Gestern Abend sagte Michael Degen sinngemäß im großen RTL-Block-Mega-Giga-Dolly-Buster den wahren, für Privatfernseh-Verhältnisse schon weisen Satz: "Es ist nicht schlimm, einmal umzukehren. Schlimm ist nur, wenn man es zu spät tut!" Was so oft im Leben wahr ist und so selten wirklich Konsequenzen zeitigt, das soll doch wenigstens dort Anklang finden, wo Leidenschaft ein Leben lang wirkt: Bei der Liebe zu den VfLs. Es mag pessimistisch klingen, aber wenn es so weiter geht wie bisher, verspielt die Borussia die Riesenchance für eine komfortable Ausgangsposition in der kommenden Saison. Deshalb ist die Zeit reif für Frontalattacken, mh!?

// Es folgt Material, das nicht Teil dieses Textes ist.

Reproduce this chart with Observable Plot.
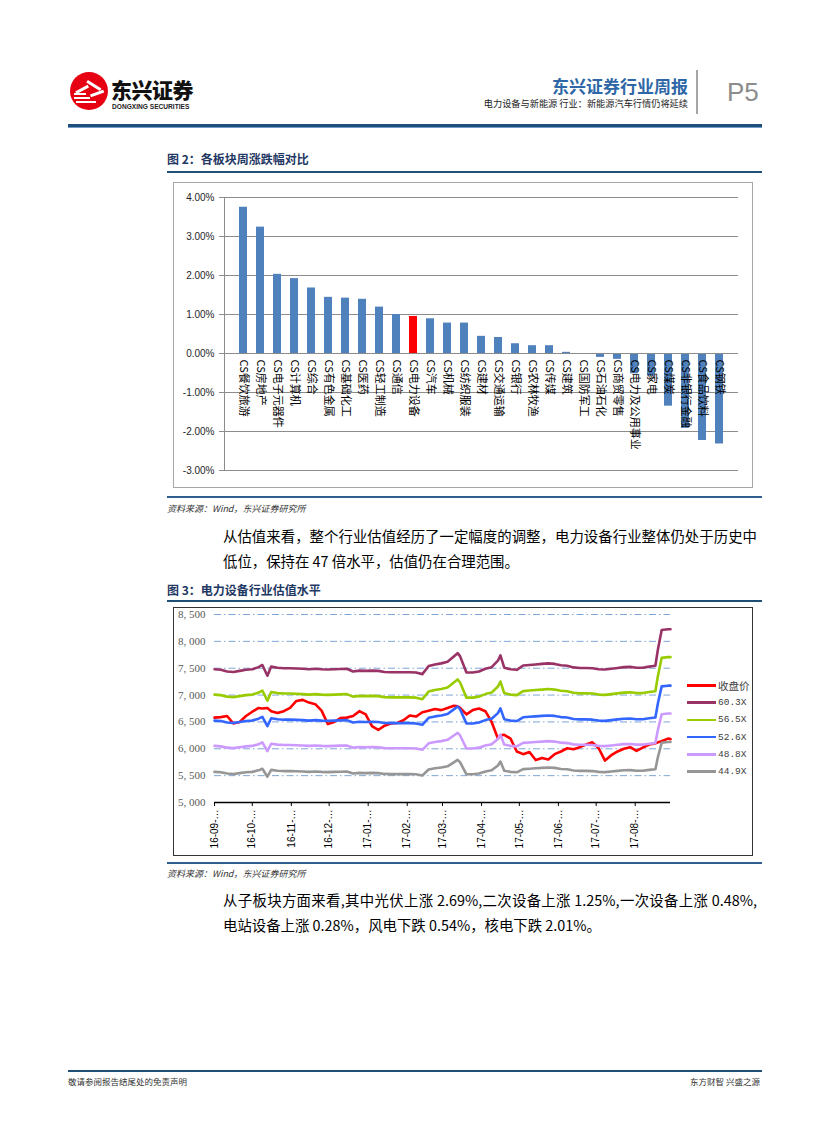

Die Truppe mit jungen Spielen wie Jansen, Bögelund, Broich oder Sonck hat das Potenzial, zu einer Klasse-Mannschaft zu werden, mit Spielwitz, Courage und Geschick. Dafür braucht es zweierlei: Einen neuen Trainer, einen, der für Fortschritt, Konzept und Moderne steht. Und eine langfristige Strategie. Für beides hat die Borussia erstmals seit langem wieder Zeit, weil sie nicht in den Wirren des Abstiegskampfes dümpelt. Bis zum Beginn der kommenden Spielzeit könnte eine Fohlenelf geformt sein, die diesen Namen verdient - das nämlich hat Köppel nicht geschafft. Nötig ist dafür eine Wachablösung, und zwar eine stilvolle. Mit dem Übergang von Meyer zu Lienen hat der VfL so etwas schon einmal geschafft. Horschtl hat so eine respektvolle, aufrichtige Wachablösung verdient; die Mannschaft hat sie bitter nötig.

3 Kommentare:

Anonym hat gesagt…

Maik und Martin, ihr bekommt in dieser Frage meine volle Zustimmung. Wenn das die Spielweise ist, mit der wir uns bei dem Potenzial, das diese Mannschaft zweifelsohne besitzt, zufrieden geben wollen, dann ist das nicht mein VfL. Und trotz der Freude über den Sieg gegen den FC: So viel Dusel hat man nicht oft.
Ich musste meine Meinung über Köppel in den letzten Monaten auch revidieren. Wir haben ihm viel zu verdanken, keine Frage. Und er mag auch ein Mann sein, den viele Fans als "einen von uns" bezeichnen. Aber eines ist er sicher nicht: Der Mann, der die Weichen für einen Neuanfang stellt.

Anonym hat gesagt…

Weise gesprochen! Selbst wenn eine Passage des Kommentars schwer verständlich bleibt: Was ist eine "Kristlallkugel"?

Maik hat gesagt…

Zur Erklärung: Eine "Kristlallkugel" ist der Stumpf eines besonders aufwändig geblasenen Weizenbierglases, das in Fußballerkreisen immer öfter der schnöden Kristallkugel einer ordinären Wahrsagerin den Rang abläuft.